MONTREAL--Baseball's Dark Monday - 12 players suspended amidst all type of drug-related allegations - has precipitated a wide variety of responses from players, fans and media.
Some feel this is a stain on baseball. Others suggest this proves baseball is being harder on PED use than the NFL, NBA and NHL combined. It's probably some of both, and the unfortunate part for Bud Selig and crew is that Alex Rodriguez and his protestations of innocence are getting more play than the fact key players from pennant-contending teams have received harsh bans.
Every sport is different in how it administers justice and punishment regarding performance enhancing drugs, which is probably part of the problem. If there was uniformity and co-operation, perhaps greater strides would be taken towards achieving the kind of mostly-drug free sports world some envision.
But all the sports are different, and all have different traditions and sensitivites. It's intriguing, for example, that while baseball makes headlines with all these suspensions, pro tennis is dealing with similar issues in a far more opaque manner.

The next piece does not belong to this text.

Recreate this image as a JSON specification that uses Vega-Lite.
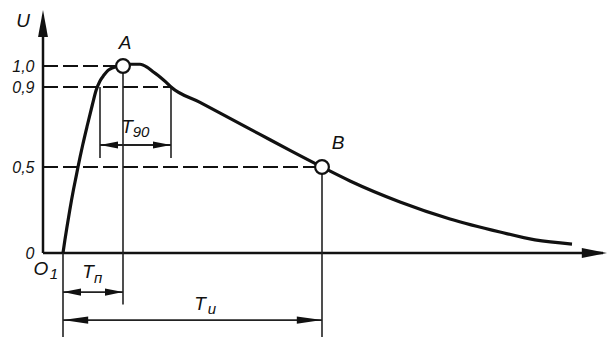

Two players, Viktor Troicki of Serbia and Marin Cilic of Croatia, are under a cloud these days, but the circumstances surrounding both players is cloudy in general. Neither is at the Rogers Cup this week, but nobody's holding press conferences to explain why.
Troicki refused to take a blood test after submitting to a urine test earlier this year, and we do know the International Tennis Federation has handed him an 18-month suspension that could take him out of the Davis Cup tie against Canada next month.
He's appealing it, however, and his precise status at this moment, and when the appeal will be heard, is unclear. Novak Djokovic, among others, has risen to his countryman's defence.
Cilic, meanwhile, hasn't played since Wimbledon, and Croatian media is reporting that he failed a drug test in Munich several months ago. He was supposed to be a seeded player here in Montreal, but quietly withdrew without explanation. With Croatia facing an important Davis Cup collision with Great Britain, Cilic's status could also have an impact on that international team competition.
Tennis, you should know, has an intriguing record on dealing with drugs. Players these days are forced to let authorities know their whereabouts all year and are tested frequently, and often inconveniently.
Then again, Richard Gasquet was busted by tennis powers for cocaine use several years ago and skirted a long suspension by convincing authorities he only tested positive after kissing a girl at a nightclub.
Martina Hingis, a former world No. 1, is back playing doubles in Toronto this week four years after her two-year ban for cocaine use expired. Hingis still denies she used the drug.
Wayne Odesnik, born in South Africa and a resident of the U.S., was suspended by the ITF in 2010 for two years after admitting to importing human growth hormone into Australia. That suspension was later reduced after he promised to co-operate with the ITF's anti-doping program, although at Wimbledon he seemed to dismiss the suggestion that he'd promised anything.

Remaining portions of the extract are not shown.